В дневнике его 1805 года записано: «Не имея своего семейства, в котором я бы что-нибудь значил, я видел вокруг себя людей мне коротко знакомых, потому что был перед ними вырощен, но не видал родных, мне принадлежащих по праву; я привык отделять себя от всех, потому что никто не принимал во мне особливого участия, и потому, что всякое участие казалось мне милостию. Я не был оставлен, брошен, имел угол, но не был любим никем».
«Не был любим никем» – это преувеличение. Но ему так казалось, и это мучило. Что Марья Григорьевна, что крестная Варвара Афанасьевна, что другие сводные сестры могли его полулюбить, прохладно и покровительственно, это понятно. Но родная мать? Та самая Елизавета Дементьевна, бывшая Сальха, которая до могилы так с Буниными и оказалась связанной?
С матерью не совсем ладилось у него тоже. Детские его письма, кроме почтительности и послушания, не говорят ни о чем. Почтительным и послушным остался он навсегда. Но этого ему мало. «Самое общество матушки, по несчастию, не может меня делать счастливым: я не таков с ней, как должен быть сын с матерью; это самое меня мучит и мне кажется, я люблю ее гораздо больше заочно, нежели вблизи».

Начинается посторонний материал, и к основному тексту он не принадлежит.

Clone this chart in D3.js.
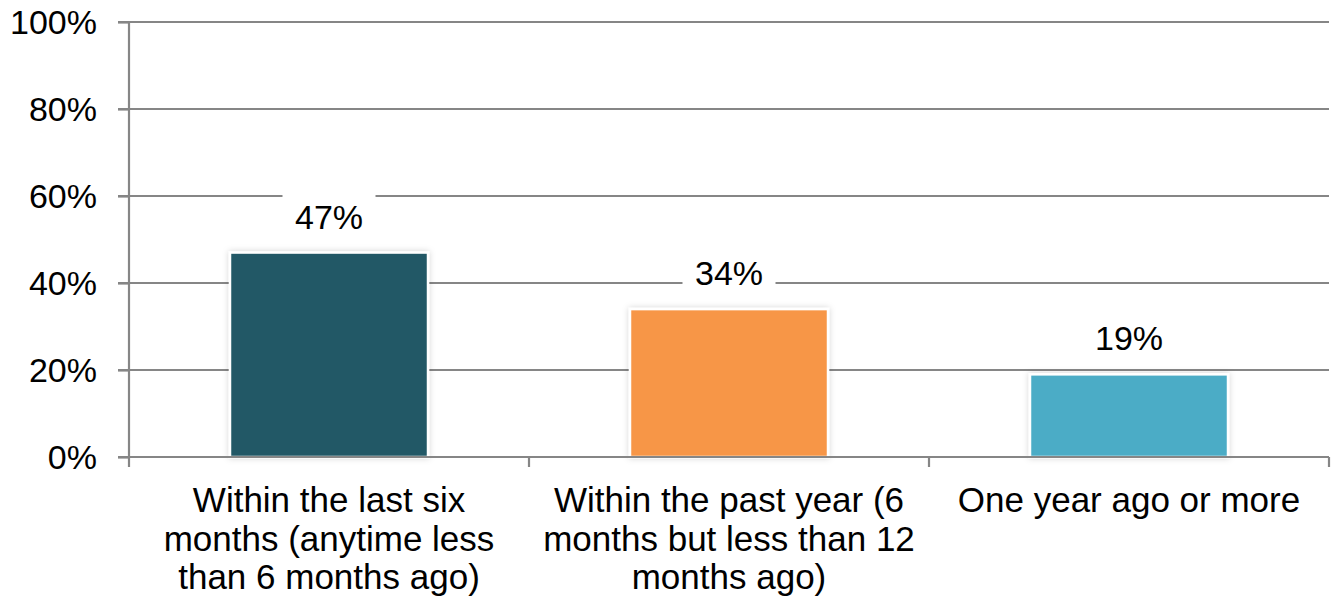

Слишком уж они разные. Слишком она ключница, для нее Бунины благодетели. Он же поэт и ее незаконный сын (хоть незаконный, но сын). И в этой юной полосе жизни, после дурацкой Соляной конторы, в милом Мишенском все же нечто отравляет ему отношения с матерью. Елизавета Дементьевна при господах даже сесть не может – вечное напоминанье о неправильности и ее, и его положения. Это угнетало за нее. А за себя – ранило молодое самолюбие.